Friday, 5 August 2011

e-Petitions: Let the Choir Sing On

The Government has just launched its new e-petitions site. This is where ordinary hard-working citizens, who are probably also law-abiding taxpayers, can create and sign petitions online, making suggestions for amendments to current laws and regulations. If a petition collects 100,000 signatures it is eligible for debate in the House of Commons.

Predictably enough, the site was initially inundated with demands to bring back hanging, although the petitions are already diversifying rapidly. A quick glance through the site suggests that the other most popular topics are leaving the EU and withdrawing from the Human Rights Act, as well as issues around sharia law and keeping Formula One racing on the BBC.

The possibility of a debate on the return of capital punishment has produced quite a lot of coverage in the media, and Andrew Percy MP, along with several back-benchers, has called for a referendum on the subject. Yet at present, the petition to retain the ban on capital punishment has twice as many signatures as the one to overturn it, and is by far the most popular petition on the entire site - a fact which most media coverage has thus far managed to overlook.

It will be interesting to see the final level of support for the two opposing petitions on capital punishment. But equally interesting is the sheer number of duplicate petitions on the topic; at the time of writing there are 75, 30 of which have already been rejected; other popular issues show a similar multiplicity of essentially identical submissions. One has to question people's dedication to their particular cause if they would rather start their "own" petition with two supporters, than sign up to an existing petition created by someone else and actually increase the likelihood of the topic's actually making it to the 100,000 marker. It's a phenomenon that's always been apparent with Facebook groups, as anyone who's ever searched for RIP Amy Winehouse knows, but one might have imagined that on a site dedicated to petitions - where the whole point is garnering the highest possible number of signatories - collectivism would have prevailed. If anything, though, it's probably an encouraging sign; as long as those individuals who believe that the Human Rights Act should be revoked persist in making separate petitions which fail to gain even 1000 signatures, the debate will never even make it to Parliament.

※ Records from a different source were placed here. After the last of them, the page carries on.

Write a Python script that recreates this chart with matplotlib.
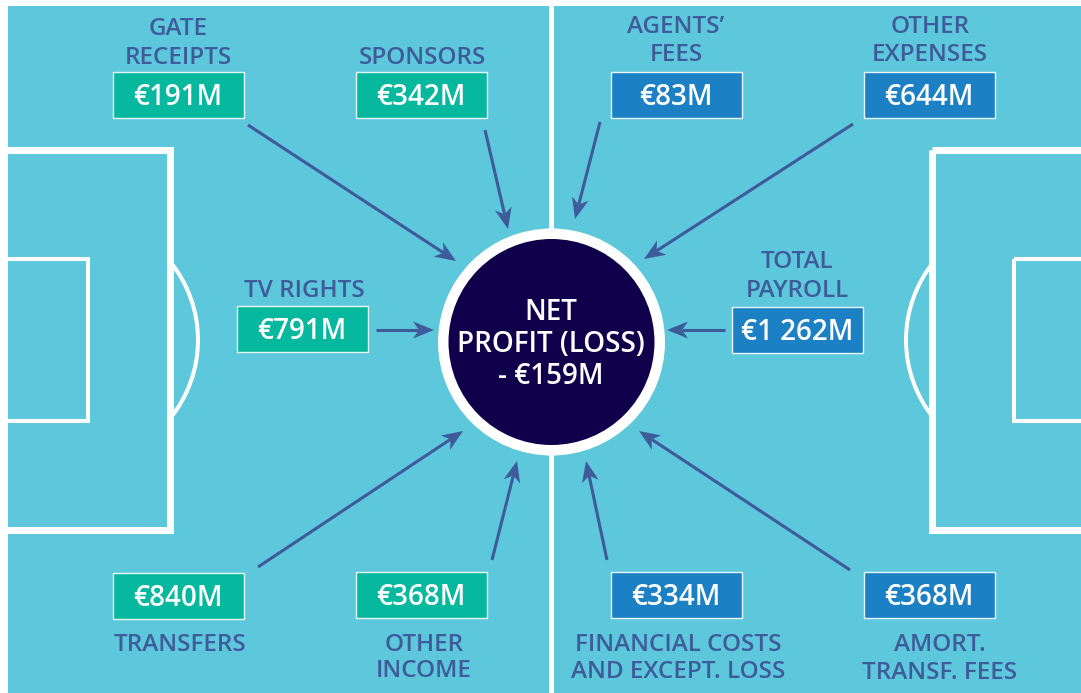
import matplotlib

matplotlib.use('Agg')
import matplotlib.pyplot as plt
from matplotlib.patches import Rectangle, Circle, Arc
import numpy as np

plt.rcParams['font.family'] = ['Open Sans', 'DejaVu Sans']

# values in million euro
income_labels = ['GATE\nRECEIPTS', 'SPONSORS', 'TV RIGHTS', 'TRANSFERS', 'OTHER\nINCOME']
income_values = [191, 342, 791, 840, 368]
expense_labels = ['AGENTS\u2019\nFEES', 'OTHER\nEXPENSES', 'TOTAL\nPAYROLL',
                  'FINANCIAL COSTS\nAND EXCEPT. LOSS', 'AMORT.\nTRANSF. FEES']
expense_values = [83, 644, 1262, 334, 368]
net_label = 'NET\nPROFIT (LOSS)'
net_value = -159

# layout (pixels): box centre, label centre x, label line y's, arrow tail/head
income_layout = [
    ((178, 95), 178, [26, 55], (248, 125), (456, 261)),
    ((421, 95), 423, [55], (485, 130), (508, 229)),
    ((302, 329), 304, [288], (376, 330), (434, 330)),
    ((178, 596), 180, [642], (258, 567), (463, 431)),
    ((421, 595), 424, [642, 668], (492, 560), (517, 461)),
]
expense_layout = [
    ((676, 95), 676, [24, 52], (600, 122), (575, 219)),
    ((929, 95), 930, [24, 52], (853, 124), (644, 259)),
    ((797, 330), 797, [259, 288], (725, 330), (667, 330)),
    ((676, 595), 678, [642, 669], (607, 560), (586, 461)),
    ((929, 595), 940, [642, 670], (850, 570), (639, 431)),
]

BG = '#5dc7db'
GREEN = '#06b89e'
BLUE = '#1c80c4'
NAVY = '#10004b'
INK = '#3e5b9a'
BOX_W, BOX_H = 131, 46


def fmt(v):
    s = '\u20ac{:,}M'.format(abs(v)).replace(',', ' ')
    return '- ' + s if v < 0 else s


def arrow(ax, tail, head):
    x0, y0 = tail
    x1, y1 = head
    d = np.hypot(x1 - x0, y1 - y0)
    ux, uy = (x1 - x0) / d, (y1 - y0) / d
    px, py = -uy, ux
    L, W, notch = 21, 8.5, 6
    bx, by = x1 - ux * L, y1 - uy * L
    nx, ny = x1 - ux * (L - notch), y1 - uy * (L - notch)
    ax.plot([x0, nx], [y0, ny], color=INK, lw=2.2, solid_capstyle='butt', zorder=5)
    ax.fill([x1, bx + px * W, nx, bx - px * W], [y1, by + py * W, ny, by - py * W],
            color=INK, lw=0, zorder=5)


def item(ax, label, value, layout, color):
    (cx, cy), lx, ly, tail, head = layout
    ax.add_patch(Rectangle((cx - BOX_W / 2, cy - BOX_H / 2), BOX_W, BOX_H,
                           facecolor=color, edgecolor='#e8f6f8', lw=1, zorder=4))
    ax.text(cx, cy + 10, fmt(value), color='white', fontsize=20, ha='center',
            va='baseline', fontweight='semibold', zorder=6)
    for line, y in zip(label.split('\n'), ly):
        ax.text(lx, y + 8.8, line, color=INK, fontsize=17.5, ha='center',
                va='baseline', fontweight='semibold', zorder=6)
    arrow(ax, tail, head)


fig = plt.figure(figsize=(10.81, 6.93), dpi=100)
fig.patch.set_facecolor('white')
ax = fig.add_axes([0, 0, 1, 1])
ax.set_xlim(0, 1081)
ax.set_ylim(693, 0)
ax.axis('off')

# pitch
ax.add_patch(Rectangle((8, 6), 1081, 700, facecolor=BG, lw=0, zorder=0))
ax.plot([551, 551], [6, 693], color='white', lw=3.6, zorder=1)
ax.add_patch(Rectangle((-20, 149.5), 190, 380.5, fill=False, edgecolor='white', lw=5, zorder=1))
ax.add_patch(Rectangle((-20, 259), 108, 162, fill=False, edgecolor='white', lw=2.9, zorder=1))
ax.add_patch(Arc((74, 340), 248, 248, theta1=-39.5, theta2=39.5, edgecolor='white', lw=2.9, zorder=1))
ax.add_patch(Rectangle((931.5, 149.5), 200, 380.5, fill=False, edgecolor='white', lw=5, zorder=1))
ax.add_patch(Rectangle((1014, 259), 120, 162, fill=False, edgecolor='white', lw=2.9, zorder=1))
ax.add_patch(Arc((1030, 340), 248, 248, theta1=140.5, theta2=219.5, edgecolor='white', lw=2.9, zorder=1))

# centre circle
ax.add_patch(Circle((551.5, 342), 113.5, facecolor='white', lw=0, zorder=2))
ax.add_patch(Circle((551.5, 342), 103, facecolor=NAVY, lw=0, zorder=3))
for line, y in zip(net_label.split('\n') + [fmt(net_value)], [311, 342.5, 374]):
    ax.text(551, y + 9.5, line, color='white', fontsize=20, ha='center', va='baseline',
            fontweight='semibold', zorder=6)

for lab, val, lay in zip(income_labels, income_values, income_layout):
    item(ax, lab, val, lay, GREEN)
for lab, val, lay in zip(expense_labels, expense_values, expense_layout):
    item(ax, lab, val, lay, BLUE)

fig.savefig('out.png', dpi=100, facecolor='white')
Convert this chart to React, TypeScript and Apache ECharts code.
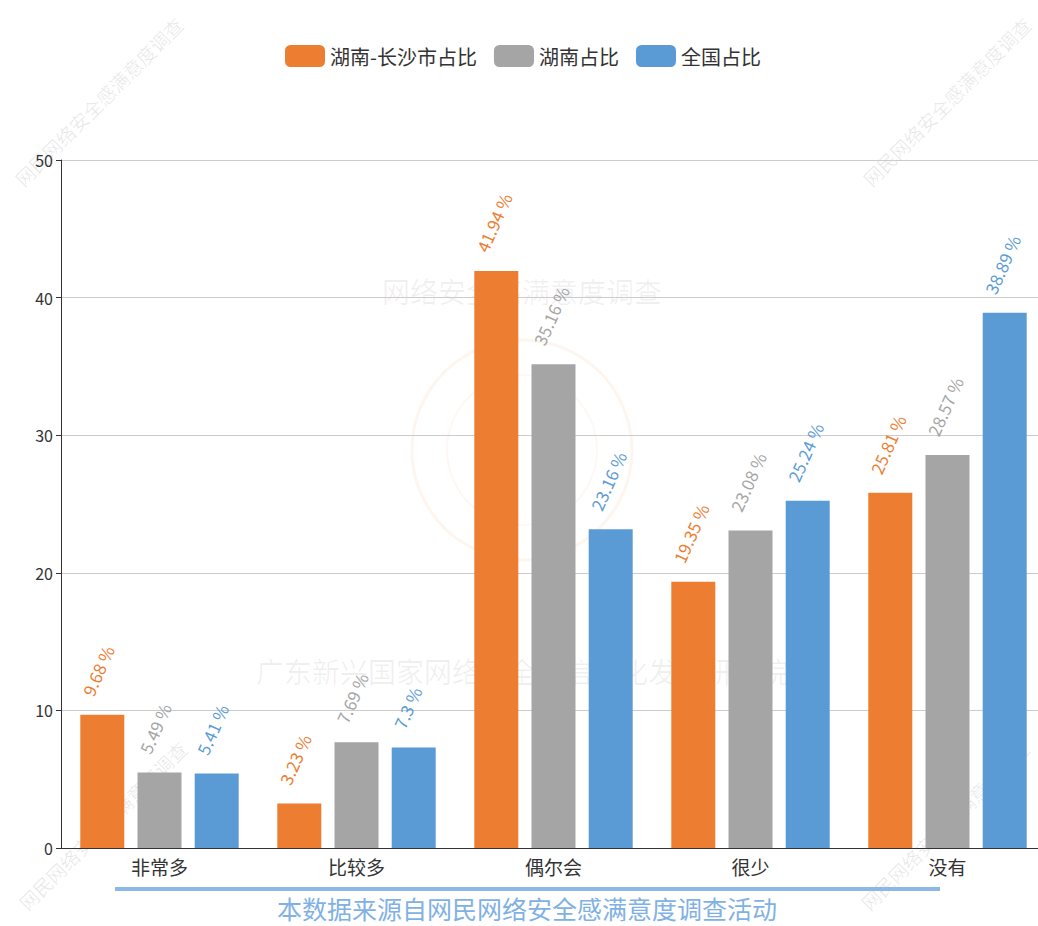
import React, { useEffect, useRef } from "react";
import * as echarts from "echarts";

const categories = ["非常多", "比较多", "偶尔会", "很少", "没有"];
const seriesNames = ["湖南-长沙市占比", "湖南占比", "全国占比"];
const changshaValues = [9.68, 3.23, 41.94, 19.35, 25.81];
const hunanValues = [5.49, 7.69, 35.16, 23.08, 28.57];
const nationalValues = [5.41, 7.3, 23.16, 25.24, 38.89];
const seriesColors = ["#ed7d31", "#a5a5a5", "#5b9bd5"];
const yTicks = { min: 0, max: 50, interval: 10 };
const footnote = "本数据来源自网民网络安全感满意度调查活动";
const cornerMark = "网民网络安全感满意度调查";
const centerMark1 = "网络安全感满意度调查";
const centerMark2 = "广东新兴国家网络安全和信息化发展研究院";

const FONT = "'Noto Sans CJK SC', 'Noto Sans', sans-serif";

export default function App() {
  const ref = useRef<HTMLDivElement>(null);
  useEffect(() => {
    if (!ref.current) return;
    const chart = echarts.init(ref.current, null, { renderer: "svg" });
    const values = [changshaValues, hunanValues, nationalValues];
    const wmStyle = { fill: "rgba(0,0,0,0.09)", fontSize: 19, fontFamily: FONT, verticalAlign: "middle", align: "left" };
    const corner = (x: number, y: number) => ({
      type: "text", x, y, rotation: Math.PI / 4, z: -10, silent: true,
      style: { ...wmStyle, text: cornerMark },
    });
    chart.setOption({
      animation: false,
      textStyle: { fontFamily: FONT },
      legend: {
        top: 40,
        left: "center",
        itemWidth: 40,
        itemHeight: 22,
        itemGap: 17,
        icon: "roundRect",
        textStyle: { fontSize: 20, color: "#333", fontFamily: FONT },
        data: seriesNames,
      },
      grid: { left: 61, right: 0, top: 160, bottom: 78 },
      xAxis: {
        type: "category",
        data: categories,
        axisLine: { lineStyle: { color: "#333" } },
        axisTick: { length: 6, lineStyle: { color: "#333" } },
        axisLabel: { fontSize: 19, color: "#333", margin: 9, fontFamily: FONT },
      },
      yAxis: {
        type: "value",
        min: yTicks.min,
        max: yTicks.max,
        interval: yTicks.interval,
        axisLine: { show: true, lineStyle: { color: "#333" } },
        axisTick: { show: true, length: 5, lineStyle: { color: "#333" } },
        axisLabel: { fontSize: 16, color: "#333", margin: 8, fontFamily: FONT },
        splitLine: { lineStyle: { color: "#ccc" } },
      },
      series: seriesNames.map((name, i) => ({
        name,
        type: "bar",
        data: values[i],
        barWidth: 44,
        barGap: "30%",
        z: 2,
        itemStyle: { color: seriesColors[i] },
        label: {
          show: true,
          position: "top",
          distance: 20,
          rotate: 66,
          align: "left",
          verticalAlign: "middle",
          offset: [-6, -14],
          formatter: "{c} %",
          fontSize: 17,
          color: seriesColors[i],
          fontFamily: FONT,
        },
      })),
      graphic: [
        corner(18, 182),
        corner(866, 182),
        corner(22, 906),
        corner(864, 906),
        {
          type: "circle", z: -10, silent: true,
          shape: { cx: 522, cy: 450, r: 110 },
          style: { fill: "none", stroke: "rgba(237,125,49,0.08)", lineWidth: 3 },
        },
        {
          type: "circle", z: -10, silent: true,
          shape: { cx: 522, cy: 450, r: 75 },
          style: { fill: "none", stroke: "rgba(237,125,49,0.06)", lineWidth: 2 },
        },
        {
          type: "text", x: 522, y: 291, z: -10, silent: true,
          style: { text: centerMark1, fontSize: 28, fill: "rgba(0,0,0,0.06)", align: "center", verticalAlign: "middle", fontFamily: FONT },
        },
        {
          type: "text", x: 522, y: 671, z: -10, silent: true,
          style: { text: centerMark2, fontSize: 28, fill: "rgba(0,0,0,0.06)", align: "center", verticalAlign: "middle", fontFamily: FONT },
        },
        {
          type: "line", silent: true,
          shape: { x1: 115, y1: 889, x2: 940, y2: 889 },
          style: { stroke: "#8cb8e8", lineWidth: 4 },
        },
        {
          type: "text", x: 527, y: 908, silent: true,
          style: { text: footnote, fontSize: 25, fill: "#7fb1e4", align: "center", verticalAlign: "middle", fontFamily: FONT },
        },
      ],
    });
    return () => chart.dispose();
  }, []);
  return (
    <div style={{ position: "fixed", left: 0, top: 0, width: 1038, height: 926, overflow: "hidden", background: "#fff" }}>
      <div ref={ref} style={{ width: 1046, height: 926 }} />
    </div>
  );
}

These petitions are wonderful for what they tell us about people; the current triumph of the petition to retain the ban on Capital Punishment is flying in the face of what certain newspapers would have us believe about "public opinion".

The sheer range of topics covered is impressive; their number is rapidly snowballing. Some give specific suggestions for improvements, such as this call to end public bodies using 0845 and 0870 numbers; others are more general, as with this demand for "bigger prisons with more convicts inside them". And there's a lighter side to the e-petitions as well. One particularly tongue-in-cheek example proposes public hanging for those who propose public hanging - the author states that "the proposed punishments for some crimes are so horrific that the proper punishment for proposing this punishment is the death penalty. After all, with all that DNA science we now have, we can always prove all the time who has proposed a punishment for a crime, and then propose punishing them appropriately".

One petition rather abstractly demands the building of prisons in "one or more West African nations", to house paedophiles, foreign prisoners and contract killers. Quite what these West African nations have done to offend the petitioner is unclear. Another suggests that our judicial process be replaced by the use of polygraph lie detectors in courts. The author notes that "Jeremy Kyle does it, why can't we?"

Allowing people to put their opinions forward in this way is a fantastic example of democracy in action. Some of the more popular petitions may prove genuinely worthwhile, and even the more outlandish suggestions deserve the chance to appear on the site - if only so that their failure to gain support is made clear.

It's often suggested that shifty politicians wilfully ignore "the voice of the people". On the evidence of this website, the voice of the people is like a huge, discordant choir, in which no two members have the same songbook (and half of them are making it up as they go along). Politicians must work hard to discern any one tune from the cacophany, and the most popular petitions on this site may make that task a little easier. Nonetheless, if the website proves one thing, it's that you can't please all of the people any of the time.

Perhaps most tellingly of all, there's also a large number of e-petitions demanding an end to e-petitions. As Joseph Blurton states in his submission: "We, the people, are idiots. Please, for pity's sake, ignore us more often."